The circuit court that granted your restricted license required proof of SR-22 coverage as a condition of issuance. When your insurer files an SR-26 cancellation with ALEA, the court is notified. Judges have wide discretion under Alabama law to revoke restricted licenses for failure to maintain required conditions. A lapse is grounds for immediate revocation without a hearing in most Alabama counties. Once revoked, you must re-petition the court — paying a new filing fee and waiting for a new hearing date — to regain restricted driving privileges.

Start With SR-22 Coverage, Then Pay Fees

ALEA will not process reinstatement until SR-22 coverage is active and filed. Obtain coverage first. Contact carriers who write SR-22 policies in Alabama — Geico, Progressive, State Farm, Dairyland, Bristol West, The General, and Direct Auto all file SR-22 electronically with ALEA. Request that the carrier file the SR-22 certificate immediately upon binding coverage.

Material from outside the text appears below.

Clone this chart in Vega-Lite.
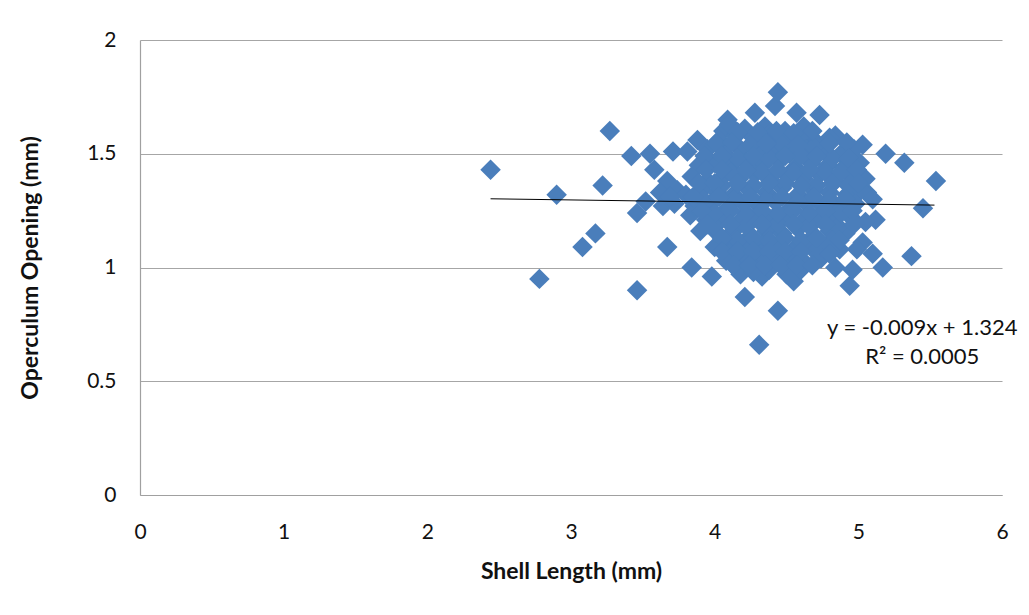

Most carriers file within 1 business day; ALEA's system updates within 24-48 hours of receipt.

Once SR-22 is filed and shows active in ALEA's system, pay the reinstatement fees. You can check SR-22 filing status and pay fees through ALEA's online driver license portal at alea.gov, or by visiting an ALEA Driver License office in person. Bring proof of DUI program completion, IID installation verification (if applicable), and payment for both the base fee and the DUI-specific fee. If the OIVS lapse penalty has been assessed, you will see it listed separately — pay that amount at the same time to avoid a second trip.